Then you'll have to figure out how to "make a link".
 
L

Lex

Then you'll have to figure out how to "make a link".

Bob your code is great.

However, I still have a question.

My code now looks like this:

<code>
open (DB, "<$db_file_name_abc") or &cgierr("error in search. unable to open
database: $db_file_name_abc.\nReason: $!");
if ($db_use_flock) { flock(DB, 1); }

my %xref;
my %meaning;
while ( <DB> ) {
chomp;
my($id, $word, $plural, $synonym,$cat,$text) = split /\|/;
@xref{($word, $plural, $synonym, $text)} = ($id)x4;
$meaning{$id}=$meaning;
}

foreach my $id(keys %meaning){
foreach my $word ( $rec{'Text'} =~ /\S+/g ) {
my $newword = "<a
href=\"$db_dir_url/db.cgi?db=abc&uid=$db_uid&ID=$xref{$word}&mh=1&ww=1&view_
records=1\" class=\"abclink\" ONMOUSEOVER=\"popup('...','#C6CBDE')\";
ONMOUSEOUT=\"kill()\">$word</a>";
$rec{'Text'} =~ s|\b$word\b|$newword|gs if exists $xref{$word};
}
}

close DB;
</code>

The links works now as well while using another database (where $rec{'Text'}
is in).
The only thing I don't know how to do (and I've tried lots...) is how, where
you see " popup('...', ", the three dots, how to get there the original
$text field that goes with this link. So, where $xref{$word} is now the ID
of the record that has to be shown, I'd like the ... to be the original text
field...

Any ideas?

Thanks a lot.

Lex
 
B

Bob Walton

Lex said:
Bob your code is great.

However, I still have a question.

My code now looks like this:

<code>
open (DB, "<$db_file_name_abc") or &cgierr("error in search. unable to open
database: $db_file_name_abc.\nReason: $!");
if ($db_use_flock) { flock(DB, 1); }

my %xref;
my %meaning;
while ( <DB> ) {
chomp;
my($id, $word, $plural, $synonym,$cat,$text) = split /\|/;
@xref{($word, $plural, $synonym, $text)} = ($id)x4;

----------------------------------------^^^^^
Are you sure you want to put a whole phase in as a key in %xref?
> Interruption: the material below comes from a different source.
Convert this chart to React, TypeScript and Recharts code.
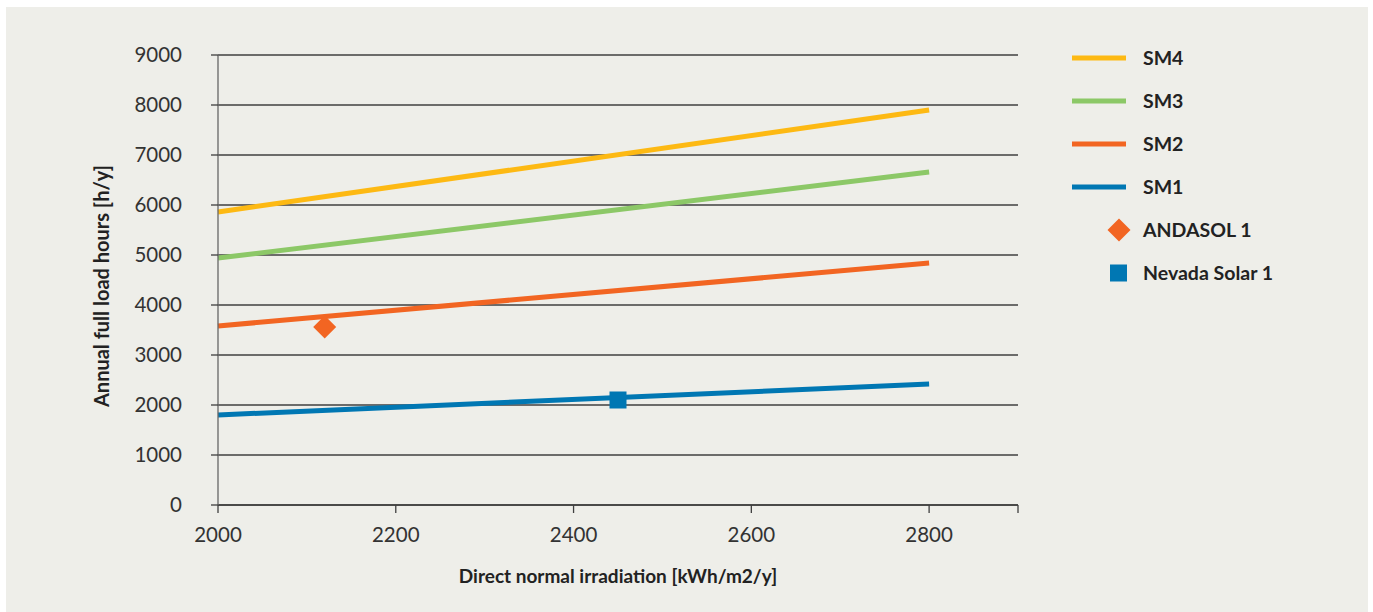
import { ComposedChart, Line, Scatter, XAxis, YAxis, CartesianGrid, Legend, Label } from "recharts"

const irradiation = [2000, 2800]
const sm4 = [5860, 7900]
const sm3 = [4940, 6660]
const sm2 = [3580, 4840]
const sm1 = [1800, 2420]
const andasol = [{ x: 2120, y: 3560 }]
const nevada = [{ x: 2450, y: 2100 }]
const xTicks = [2000, 2200, 2400, 2600, 2800, 2900]
const yTicks = [0, 1000, 2000, 3000, 4000, 5000, 6000, 7000, 8000, 9000]
const legendOrder = ["SM4", "SM3", "SM2", "SM1", "ANDASOL 1", "Nevada Solar 1"]

const data = irradiation.map((x, i) => ({ x, sm4: sm4[i], sm3: sm3[i], sm2: sm2[i], sm1: sm1[i] }))

const FONT = "Lato, 'DejaVu Sans', sans-serif"
const GRID = "#3f3f3f"

const Diamond = (props: any) => {
  const { cx, cy, fill } = props
  const r = 11.5
  return <polygon points={`${cx},${cy - r} ${cx + r},${cy} ${cx},${cy + r} ${cx - r},${cy}`} fill={fill} />
}

const Square = (props: any) => {
  const { cx, cy, fill } = props
  const s = 17
  return <rect x={cx - s / 2} y={cy - s / 2} width={s} height={s} fill={fill} />
}

const renderLegend = (props: any) => {
  const items = [...(props.payload || [])].sort(
    (a: any, b: any) => legendOrder.indexOf(a.value) - legendOrder.indexOf(b.value)
  )
  return (
    <div style={{ fontFamily: FONT }}>
      {items.map((it: any) => (
        <div key={it.value} style={{ display: "flex", alignItems: "center", height: 43 }}>
          <svg width={71} height={24} style={{ flex: "none" }}>
            {it.type === "line" && <rect x={0} y={9.5} width={54} height={5} fill={it.color} />}
            {it.type === "diamond" && <polygon points="47,0.5 58.5,12 47,23.5 35.5,12" fill={it.color} />}
            {it.type === "square" && <rect x={38} y={3.5} width={17} height={17} fill={it.color} />}
          </svg>
          <span style={{ fontWeight: 700, fontSize: 19.5, color: "#222" }}>{it.value}</span>
        </div>
      ))}
    </div>
  )
}

export default function App() {
  return (
    <div>
      <style>{`body{margin:0;background:#fff}`}</style>
      <div style={{ position: "absolute", left: 6, top: 7, width: 1362, height: 605, background: "#eeeee9" }}>
        <ComposedChart
          width={1362}
          height={605}
          data={data}
          margin={{ top: 48, right: 350, left: 82, bottom: 27 }}
          style={{ fontFamily: FONT }}
        >
          <CartesianGrid vertical={false} stroke={GRID} strokeWidth={1.3} />
          <XAxis
            dataKey="x"
            type="number"
            domain={[2000, 2900]}
            ticks={xTicks}
            tickFormatter={(v: number) => (v === 2900 ? "" : String(v))}
            height={80}
            tickSize={8}
            tickMargin={14}
            stroke={GRID}
            strokeWidth={1.3}
            tick={{ fontSize: 20.5, fill: "#333" }}
          >
            <Label
              content={({ viewBox }: any) => (
                <text
                  x={viewBox.x + viewBox.width / 2}
                  y={viewBox.y + 73}
                  textAnchor="middle"
                  dominantBaseline="middle"
                  fontSize={19}
                  fontWeight={700}
                  fill="#222"
                  fontFamily={FONT}
                >
                  Direct normal irradiation [kWh/m2/y]
                </text>
              )}
            />
          </XAxis>
          <YAxis
            type="number"
            domain={[0, 9000]}
            ticks={yTicks}
            width={130}
            tickSize={7}
            tickMargin={29}
            stroke="#666"
            strokeWidth={1.3}
            tickLine={{ stroke: GRID }}
            tick={{ fontSize: 20.5, fill: "#333" }}
          >
            <Label
              content={({ viewBox }: any) => {
                const cx = viewBox.x + 16
                const cy = viewBox.y + viewBox.height / 2 + 6
                return (
                  <text
                    x={cx}
                    y={cy}
                    transform={`rotate(-90, ${cx}, ${cy})`}
                    textAnchor="middle"
                    dominantBaseline="middle"
                    fontSize={20}
                    fontWeight={700}
                    fill="#222"
                    fontFamily={FONT}
                  >
                    Annual full load hours [h/y]
                  </text>
                )
              }}
            />
          </YAxis>
          <Legend
            layout="vertical"
            align="center"
            verticalAlign="middle"
            content={renderLegend}
            wrapperStyle={{ left: 1066, top: 29, width: 280 }}
          />
          <Line dataKey="sm4" name="SM4" stroke="#fdb913" strokeWidth={5} dot={false} legendType="line" isAnimationActive={false} />
          <Line dataKey="sm3" name="SM3" stroke="#8cc867" strokeWidth={5} dot={false} legendType="line" isAnimationActive={false} />
          <Line dataKey="sm2" name="SM2" stroke="#f26522" strokeWidth={5} dot={false} legendType="line" isAnimationActive={false} />
          <Line dataKey="sm1" name="SM1" stroke="#0077b3" strokeWidth={5} dot={false} legendType="line" isAnimationActive={false} />
          <Scatter data={andasol} dataKey="y" name="ANDASOL 1" fill="#f26522" shape={Diamond} legendType="diamond" isAnimationActive={false} />
          <Scatter data={nevada} dataKey="y" name="Nevada Solar 1" fill="#0077b3" shape={Square} legendType="square" isAnimationActive={false} />
        </ComposedChart>
      </div>
    </div>
  )
}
The
keys to %xref are supposed to be words according to the conventions used
so far.

$meaning{$id}=$meaning;

---------------------^^^^^^^^
Did you use strict; and use warnings; ? They would have pointed out
that this variable is undef at this point because you changed it from
$meaning to $text two lines above and didn't change it here. If it were
still stored in %meaning, then the text could be gotten back by ID just
by saying $meaning{$id}.

}

foreach my $id(keys %meaning){
foreach my $word ( $rec{'Text'} =~ /\S+/g ) {
my $newword = "<a
href=\"$db_dir_url/db.cgi?db=abc&uid=$db_uid&ID=$xref{$word}&mh=1&ww=1&view_
records=1\" class=\"abclink\" ONMOUSEOVER=\"popup('...','#C6CBDE')\";
ONMOUSEOUT=\"kill()\">$word</a>";
$rec{'Text'} =~ s|\b$word\b|$newword|gs if exists $xref{$word};
}
}

close DB;
</code>

The links works now as well while using another database (where $rec{'Text'}
is in).
The only thing I don't know how to do (and I've tried lots...) is how, where
you see " popup('...', ", the three dots, how to get there the original
$text field that goes with this link. So, where $xref{$word} is now the ID
of the record that has to be shown, I'd like the ... to be the original text
field...


If you hadn't made the mistake of changing $meaning to $text in all but
one of the places it is used, you could have used $meaning{$id} to get
that text -- just replace the ... with $meaning{$id}. You'd better make
sure the text doesn't contain any ' characters, and perhaps " characters
either. Maybe < and > also? Others? Probably best to run it through a
Javascript quoter, and then an HTML quoter?


....
 
L

Lex

----------------------------------------^^^^^
Are you sure you want to put a whole phase in as a key in %xref? The
keys to %xref are supposed to be words according to the conventions used
so far.

Well no, I just wanted to be able to use the (specific) meaning later on...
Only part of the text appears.